The stride is the number of bytes from one row of pixels in memory to the next row of pixels in memory. Stride is also called pitch. If padding bytes are present, the stride is wider than the width of the image, as shown in the following illustration.

Diagram showing padding bytes.

Diagram showing padding bytes.

Two buffers that contain video frames with equal dimensions can have two different strides. If you process a video image, you must take the stride into account.

In addition, there are two ways that an image can be arranged in memory. In a top-down image, the top row of pixels in the image appears first in memory. In a bottom-up image, the last row of pixels appears first in memory. The following illustration shows the difference between a top-down image and a bottom-up image.

Diagram showing the difference between a top-down image and a bottom-up image.

Diagram showing the difference between a top-down image and a bottom-up image.
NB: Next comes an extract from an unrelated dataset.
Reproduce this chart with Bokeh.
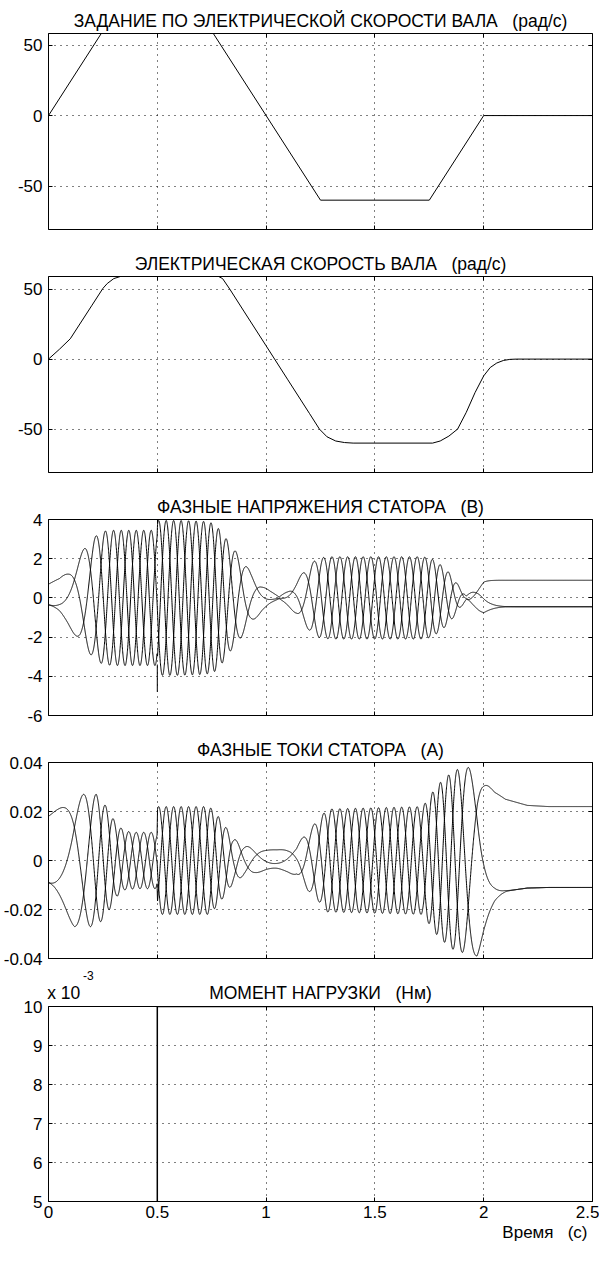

A bottom-up image has a negative stride, because stride is defined as the number of bytes need to move down a row of pixels, relative to the displayed image. YUV images should always be top-down, and any image that is contained in a Direct3D surface must be top-down. RGB images in system memory are usually bottom-up.

Video transforms in particular need to handle buffers with mismatched strides, because the input buffer might not match the output buffer. For example, suppose that you want to convert a source image and write the result to a destination image. Assume that both images have the same width and height, but might not have the same pixel format or the same image stride.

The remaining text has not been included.